Partly carved out of volcanic rock, inside, House Nicoletta is a mix of mustard, burnt cherry, terracotta and slate grey. It’s divided into two separate and self-contained houses joined by a set of external stairs within the complex, and a set of stairs which runs along the side the building.
Oia is famous for many things; in particular its sunsets – watching a pomegranate sun slowly slide into a pink Aegean Sea is one of the natural wonders of the world. That is providing you can find a spot, for every vantage point around the ramparts of the castle is taken up with eager tourists waiting for that last ray of light.
There is not a sound apart from the digital ping of the thousands of cameras around you and if you didn’t know better you’d swear the entire population of Oia was on life support!
For me sunrise over Oia is equally magnificent; for here the rays of Homer’s “rosy-fingered dawn” dance around the curved buildings and somehow manage to create more colour on colour.
The village of Oia is some three kilometres long but only about 300 metres wide connected by a narrow street that runs along the top of the cliff.
The architecture of the village reflects the “class planning” of a decadent bygone era. The large sea captains’ mansions with elaborate Neo-Classical ornaments can be found the upper part of the main street, whilst the excavated cave houses of the crews (seafarers) are spread below, along the side of the cliff.

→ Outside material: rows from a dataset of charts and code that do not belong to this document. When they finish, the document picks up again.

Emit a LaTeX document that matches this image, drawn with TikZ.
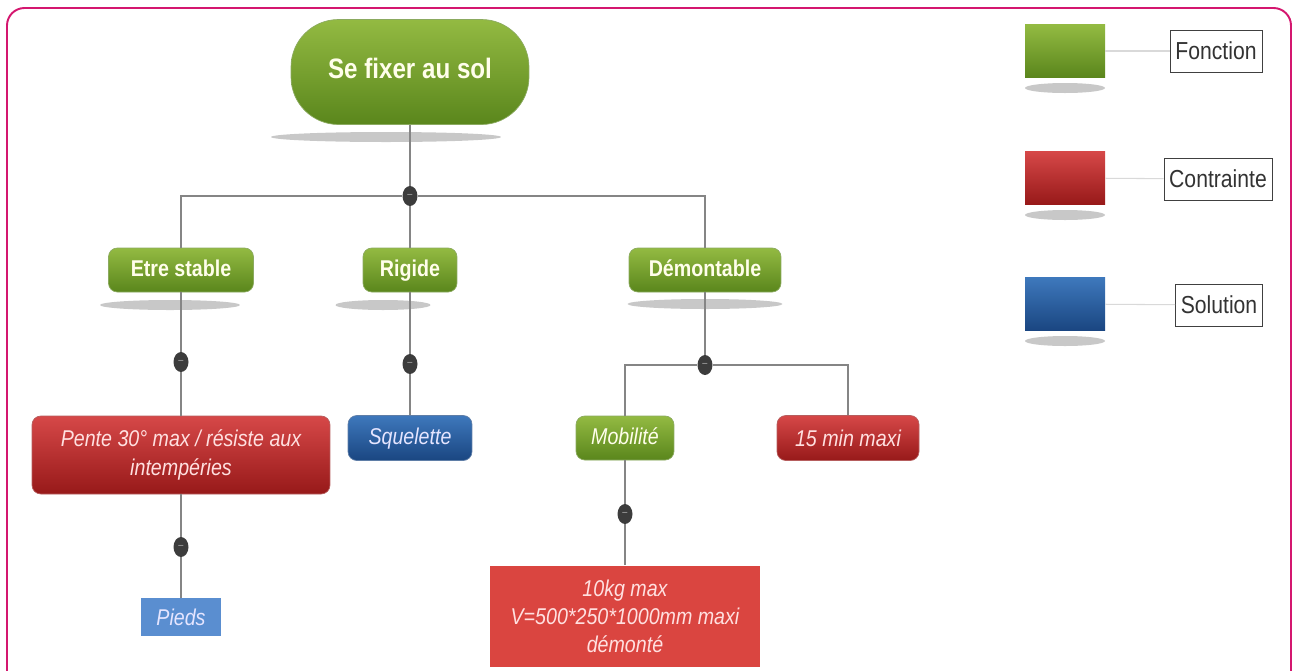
\documentclass[tikz,border=0pt]{standalone}
\usepackage{fontspec}
\setmainfont{Liberation Sans}[FakeStretch=0.86]
\usepackage{xcolor}
\usetikzlibrary{shapes.geometric, positioning}
\definecolor{greentop}{HTML}{93BA42}
\definecolor{greenbot}{HTML}{5A861C}
\definecolor{redtop}{HTML}{D64848}
\definecolor{redbot}{HTML}{971919}
\definecolor{bluetop}{HTML}{3E78BC}
\definecolor{bluebot}{HTML}{1A4681}
\definecolor{lightblue}{HTML}{5A8ED0}
\definecolor{flatred}{HTML}{DA4540}
\definecolor{dotgray}{HTML}{3C3C3C}
\definecolor{linegray}{HTML}{858585}
\definecolor{framepink}{HTML}{D4176F}
\definecolor{shadowgray}{HTML}{C8C8C8}

\begin{document}
\begin{tikzpicture}[
  x=0.02cm, y=-0.02cm,
  fonction/.style={rectangle, rounded corners=5pt, top color=greentop, bottom color=greenbot, draw=greenbot!70, text=white!92!yellow, font=\bfseries\fontsize{13}{15}\selectfont, minimum height=0.88cm, inner sep=2pt, text height=1.55ex, text depth=0.2ex},
  contrainte/.style={rectangle, rounded corners=5pt, top color=redtop, bottom color=redbot, draw=redbot!70, text=white!88!red, font=\itshape\fontsize{13}{16}\selectfont, minimum height=0.9cm, inner sep=2pt, align=center},
  solution/.style={rectangle, rounded corners=5pt, top color=bluetop, bottom color=bluebot, draw=bluebot!70, text=white!90!blue, font=\itshape\fontsize{13}{15}\selectfont, minimum height=0.9cm, inner sep=2pt, text height=1.55ex, text depth=0.2ex},
  dot/.style={ellipse, fill=dotgray, minimum width=0.3cm, minimum height=0.4cm, inner sep=0pt, text=gray!60, font=\fontsize{6}{6}\selectfont},
  link/.style={draw=linegray, line width=1.1pt},
  shad/.style={fill=shadowgray},
  legbox/.style={rectangle, minimum width=1.6cm, minimum height=1.06cm, inner sep=0pt},
  leglabel/.style={rectangle, draw=black!75, fill=white, text=black!80, font=\fontsize{14}{16}\selectfont, minimum height=0.84cm, inner sep=3pt},
]
% bounding box and frame
\useasboundingbox (0,0) rectangle (1294,670);
\draw[framepink, line width=1.1pt, rounded corners=0.35cm] (7,8) rectangle (1291,700);

% shadows
\fill[shad] (386,137) ellipse (2.3cm and 0.1cm);
\fill[shad] (170,305) ellipse (1.4cm and 0.1cm);
\fill[shad] (383,305) ellipse (0.95cm and 0.1cm);
\fill[shad] (705,304) ellipse (1.55cm and 0.1cm);
\fill[shad] (1065,88) ellipse (0.8cm and 0.1cm);
\fill[shad] (1065,215) ellipse (0.8cm and 0.1cm);
\fill[shad] (1065,341) ellipse (0.8cm and 0.1cm);

% tree
\node[fonction, rounded corners=0.95cm, minimum width=4.76cm, minimum height=2.1cm, font=\bfseries\fontsize{16}{18}\selectfont] (root) at (410,72) {Se fixer au sol};
\node[dot] (d1) at (410,196) {--};

\node[fonction, minimum width=2.9cm] (stable) at (181,270) {Etre stable};
\node[fonction, minimum width=1.88cm] (rigide) at (410,270) {Rigide};
\node[fonction, minimum width=3.04cm] (demont) at (705,270) {Démontable};

\node[dot] (d2) at (181,362) {--};
\node[dot] (d3) at (410,364) {--};
\node[dot] (d4) at (705,365) {--};

\node[contrainte, minimum width=5.96cm, minimum height=1.56cm] (pente) at (181,455) {Pente 30° max / résiste aux\\intempéries};
\node[solution, minimum width=2.48cm] (squel) at (410,438) {Squelette};
\node[fonction, minimum width=1.96cm, font=\itshape\fontsize{13}{15}\selectfont] (mobil) at (625,438) {Mobilité};
\node[contrainte, minimum width=2.84cm] (quinze) at (848,438) {15 min maxi};

\node[dot] (d5) at (181,547) {--};
\node[dot] (d6) at (625,514) {--};

\node[rectangle, fill=lightblue, text=white!90!blue, font=\itshape\fontsize{13}{15}\selectfont, minimum width=1.62cm, minimum height=0.76cm] (pieds) at (181,617) {Pieds};
\node[rectangle, fill=flatred, text=white!88!red, font=\itshape\fontsize{13}{16}\selectfont, align=center, minimum width=5.42cm, minimum height=2.02cm] (masse) at (625,616) {10kg max\\V=500*250*1000mm maxi\\démonté};

\draw[link] (root) -- (d1);
\draw[link] (d1) -| (stable);
\draw[link] (d1) -| (demont);
\draw[link] (d1) -- (rigide);
\draw[link] (stable) -- (d2);
\draw[link] (d2) -- (pente);
\draw[link] (pente) -- (d5);
\draw[link] (d5) -- (pieds);
\draw[link] (rigide) -- (d3);
\draw[link] (d3) -- (squel);
\draw[link] (demont) -- (d4);
\draw[link] (d4) -| (mobil);
\draw[link] (d4) -| (quinze);
\draw[link] (mobil) -- (d6);
\draw[link] (d6) -- (masse);

% legend
\node[legbox, top color=greentop, bottom color=greenbot] (lfonc) at (1065,51) {};
\node[legbox, top color=redtop, bottom color=redbot] (lcont) at (1065,178) {};
\node[legbox, top color=bluetop, bottom color=bluebot] (lsol) at (1065,304) {};
\node[leglabel] (tfonc) at (1216,51) {Fonction};
\node[leglabel] (tcont) at (1218,179) {Contrainte};
\node[leglabel] (tsol) at (1219,305) {Solution};
\draw[black!15, line width=0.6pt] (lfonc) -- (tfonc);
\draw[black!15, line width=0.6pt] (lcont) -- (tcont);
\draw[black!15, line width=0.6pt] (lsol) -- (tsol);
\end{tikzpicture}
\end{document}
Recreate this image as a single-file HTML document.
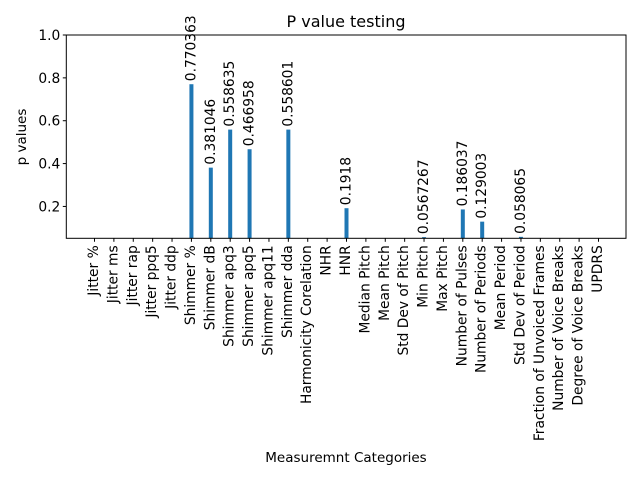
<!DOCTYPE html>
<html><head><meta charset="utf-8"><style>
body{margin:0;background:#fff;}
text{font-family:"DejaVu Sans","Liberation Sans",sans-serif;fill:#000;}
</style></head><body>
<svg id="chart" width="640" height="480" xmlns="http://www.w3.org/2000/svg">
<text x="346" y="27" font-size="16" text-anchor="middle">P value testing</text>
<text x="346" y="462" font-size="13.5" text-anchor="middle">Measuremnt Categories</text>
<text transform="translate(26,137) rotate(-90)" font-size="13.5" text-anchor="middle">p values</text>
<g id="plot"></g>
</svg>
<script>
const categories=["Jitter %","Jitter ms","Jitter rap","Jitter ppq5","Jitter ddp","Shimmer %","Shimmer dB","Shimmer apq3","Shimmer apq5","Shimmer apq11","Shimmer dda","Harmonicity Corelation","NHR","HNR","Median Pitch","Mean Pitch","Std Dev of Pitch","Min Pitch","Max Pitch","Number of Pulses","Number of Periods","Mean Period","Std Dev of Period","Fraction of Unvoiced Frames","Number of Voice Breaks","Degree of Voice Breaks","UPDRS"];
const pValues=[null,null,null,null,null,0.770363,0.381046,0.558635,0.466958,null,0.558601,null,null,0.1918,null,null,null,0.0567267,null,0.186037,0.129003,null,0.058065,null,null,null,null];
const valueLabels=["","","","","","0.770363","0.381046","0.558635","0.466958","","0.558601","","","0.1918","","","","0.0567267","","0.186037","0.129003","","0.058065","","","",""];
const yTicks=[0.2,0.4,0.6,0.8,1.0];
const yTickLabels=["0.2","0.4","0.6","0.8","1.0"];
const NS="http://www.w3.org/2000/svg";
const L=66.3,R=626,T=35,B=238.3;
const yMin=1-(B-T)/214.3, yMax=1.0;
function y(v){return B-(v-yMin)/(yMax-yMin)*(B-T);}
const x0=94.5, step=(598.5-94.5)/(categories.length-1);
function x(i){return x0+i*step;}
const g=document.getElementById('plot');
function mk(t,a){const e=document.createElementNS(NS,t);for(const k in a)e.setAttribute(k,a[k]);g.appendChild(e);return e;}
pValues.forEach((v,i)=>{
  if(v===null)return;
  const top=y(v);
  const r=mk('rect',{x:x(i)-2,y:top,width:4,height:B-top,fill:'#1f77b4'});
  
  
  const t=mk('text',{transform:`translate(${x(i)+4},${top-3}) rotate(-90)`,'font-size':'13.8'});
  t.textContent=valueLabels[i];
  
  
});
const f=mk('rect',{x:L,y:T,width:R-L,height:B-T,fill:'none',stroke:'#000','stroke-width':1});


yTicks.forEach((v,i)=>{
  const yy=y(v);
  const l=mk('line',{x1:L-3.5,x2:L,y1:yy,y2:yy,stroke:'#000'});
  
  
  const t=mk('text',{x:L-6,y:yy+5,'font-size':'13.8','text-anchor':'end'});
  t.textContent=yTickLabels[i];
  
  
});
categories.forEach((c,i)=>{
  const xx=x(i);
  const l=mk('line',{x1:xx,x2:xx,y1:B,y2:B+3.5,stroke:'#000'});
  
  
  const t=mk('text',{transform:`translate(${xx+3.5},${B+7}) rotate(-90)`,'font-size':'13.8','text-anchor':'end'});
  t.textContent=c;
  
  
});
</script>
</body></html>
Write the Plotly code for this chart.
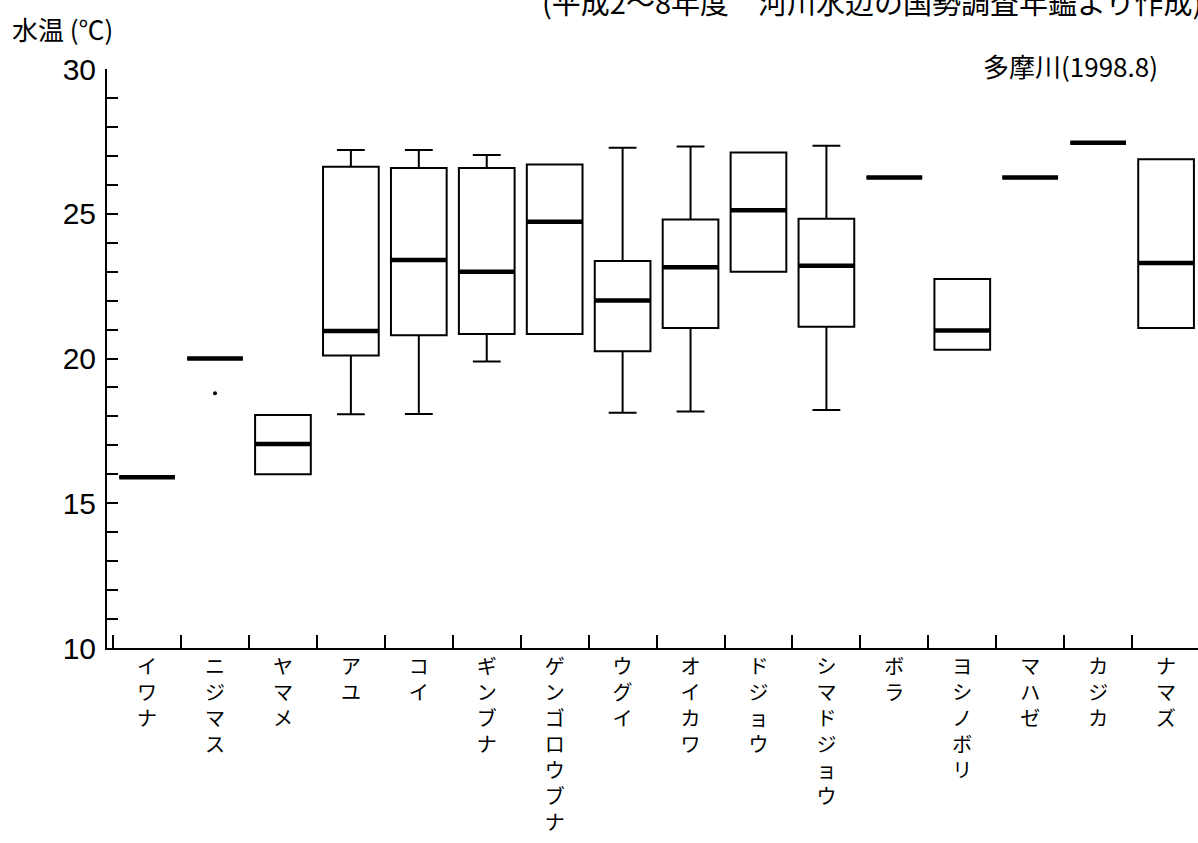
import plotly.graph_objects as go

categories = ["イワナ", "ニジマス", "ヤマメ", "アユ", "コイ", "ギンブナ", "ゲンゴロウブナ", "ウグイ",
              "オイカワ", "ドジョウ", "シマドジョウ", "ボラ", "ヨシノボリ", "マハゼ", "カジカ", "ナマズ"]
q1 = [15.9, 20.0, 16.0, 20.1, 20.8, 20.85, 20.85, 20.25, 21.05, 23.0, 21.1, 26.25, 20.3, 26.25, 27.45, 21.05]
median = [15.9, 20.0, 17.05, 20.95, 23.4, 23.0, 24.72, 22.0, 23.15, 25.12, 23.2, 26.25, 20.97, 26.25, 27.45, 23.3]
q3 = [15.9, 20.0, 18.05, 26.62, 26.58, 26.58, 26.7, 23.37, 24.8, 27.12, 24.83, 26.25, 22.75, 26.25, 27.45, 26.88]
lower = [15.9, 20.0, 16.0, 18.07, 18.08, 19.9, 20.85, 18.13, 18.17, 23.0, 18.22, 26.25, 20.3, 26.25, 27.45, 21.05]
upper = [15.9, 20.0, 18.05, 27.2, 27.2, 27.03, 26.7, 27.28, 27.32, 27.12, 27.35, 26.25, 22.75, 26.25, 27.45, 26.88]
outlier_cat = ["ニジマス"]
outlier_val = [18.8]

y_ticks = list(range(10, 31))
y_ticktext = [str(v) if v % 5 == 0 else "" for v in y_ticks]

def vertical(s):
    return "<br>".join(list(s))

fig = go.Figure()
fig.add_trace(go.Box(
    x=categories, q1=q1, median=median, q3=q3, lowerfence=lower, upperfence=upper,
    width=0.82, whiskerwidth=0.5, line=dict(color="black", width=2), fillcolor="white",
    boxpoints=False, showlegend=False, hoverinfo="skip"))
fig.add_trace(go.Box(
    x=categories, q1=median, median=median, q3=median, lowerfence=median, upperfence=median,
    width=0.82, whiskerwidth=0, line=dict(color="black", width=4.5), fillcolor="rgba(0,0,0,0)",
    boxpoints=False, showlegend=False, hoverinfo="skip"))
fig.add_trace(go.Scatter(
    x=outlier_cat, y=outlier_val, mode="markers",
    marker=dict(color="black", size=4), showlegend=False, hoverinfo="skip"))

jp = "Noto Sans CJK JP"
fig.update_layout(
    width=1198, height=843,
    margin=dict(l=107, r=0, t=69, b=195, autoexpand=False),
    paper_bgcolor="white", plot_bgcolor="white",
    boxmode="overlay",
    xaxis=dict(
        type="category", range=[-0.59, 15.47], categoryorder="array", categoryarray=categories,
        tickmode="array", tickvals=categories, ticktext=[vertical(c) for c in categories],
        tickson="boundaries", ticks="inside", ticklen=13, tickwidth=1.5, tickcolor="black",
        showline=True, linecolor="black", linewidth=1.5, showgrid=False, zeroline=False,
        tickfont=dict(family=jp, size=20, color="black"), tickangle=0, automargin=False),
    yaxis=dict(
        range=[10, 30], tickmode="array", tickvals=y_ticks, ticktext=y_ticktext,
        ticks="inside", ticklen=11, tickwidth=1.5, tickcolor="black",
        showline=True, linecolor="black", linewidth=2, showgrid=False, zeroline=False,
        tickfont=dict(family="Liberation Sans", size=30, color="black"), ticklabelstandoff=3,
        automargin=False),
    annotations=[
        dict(text="水温 (℃)", xref="paper", yref="paper", x=-0.089, y=1.0708,
             xanchor="left", yanchor="middle", showarrow=False,
             font=dict(family=jp, size=26, color="black")),
        dict(text="多摩川(1998.8)", xref="paper", yref="paper", x=0.9652, y=1.0069,
             xanchor="right", yanchor="middle", showarrow=False,
             font=dict(family=jp, size=26, color="black")),
        dict(text="(平成2～8年度　河川水辺の国勢調査年鑑より作成)", xref="paper", yref="paper",
             x=0.397, y=1.1174, xanchor="left", yanchor="middle", showarrow=False,
             font=dict(family=jp, size=29, color="black")),
    ],
)
fig.write_html("out.html", config={"displayModeBar": False},
               post_script="document.body.style.margin='0';")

Fortunately, Oia has been declared as a “Traditional Settlement under Preservation Order", which means that every new building project must be in keeping with the old style so as to maintain the visual environment.
Town planners in Oia also had the good sense and foresight to prohibit live music and to keep bars to a minimum. So, unlike the capital Fira, where nocturnal activities are de rigueur and the bars and music don’t finish until after sun up, the peace and quiet of the nights in Oia are deeply satisfying.
Even the chickens and donkeys seem to know not to break the silence. Only a lone church bell peeling out the hour (give or take a few minutes) breaks the silence.
But there is something very soothing and satisfying about this as it seems to confirm that all is still well in this paradise of cool blues off set against an inky Aegean.
There is something extraordinary about the light in Greece that gives clarity to colours on even the dullest days. The purity of colour and simplicity of line is food for the soul, making this place a photographer’s and hedonist’s dream.
Perdicoula (Greek for little partridge ) is a very happy and well-fed 19 year-old mule, who has been relieving weary travellers of their baggage woes and more importantly, carrying brides to the church on their wedding day.